Unfortunately, the heat in this apartment is electric. As is the stove. Damn. Well, at least it’s not supposed to get down below freezing tonight…

* And then I got paranoid about being electrocuted by a downed power line, and hastened inside.

[Update, later: The power came back on several hours later. There for a while, though, the combination of December, frozen precipitation, cold rooms, and a spartan dinner followed by attempts to read by candlelight was enough to make me think "Wow, I’m just one consumptive neighbor away from a home reenactment of Act 1 of La Bohème!" Too bad there was no way to turn on the CD player and put on some appropriate music.]

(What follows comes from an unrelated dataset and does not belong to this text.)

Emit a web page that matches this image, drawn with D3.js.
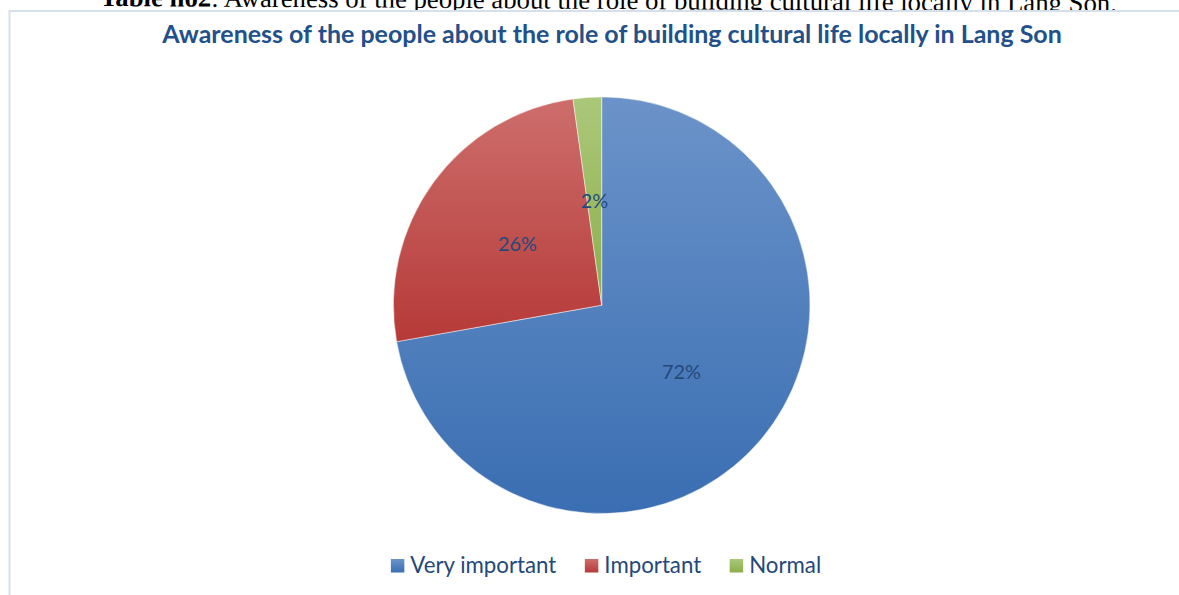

Personal anthology: Osip Mandelstam

Take from my palms, to soothe your heart,
a little honey, a little sun,
in obedience to Persephone’s bees.

You can’t untie a boat that was never moored,
nor hear a shadow in its furs,
nor move through thick life without fear.

For us, all that’s left is kisses
tattered as the little bees
that die when they leave the hive.

Deep in the transparent night they’re still humming,
at home in the dark wood of the mountain,
in the mint and lungwort of the past.

But lay to your heart my rough gift,
this unlovely dry necklace of dead bees
that once made a sun out of honey.

— Osip Mandelstam (tr. Clarence Brown and W. S. Merwin)

(A poem that’s been on my mind intermittently ever since one of my favorite professors in graduate school read it out loud to a group of us who had gathered at her house for an evening of reading poems, our own and other people’s. There’s another translation, with the original Russian, here.)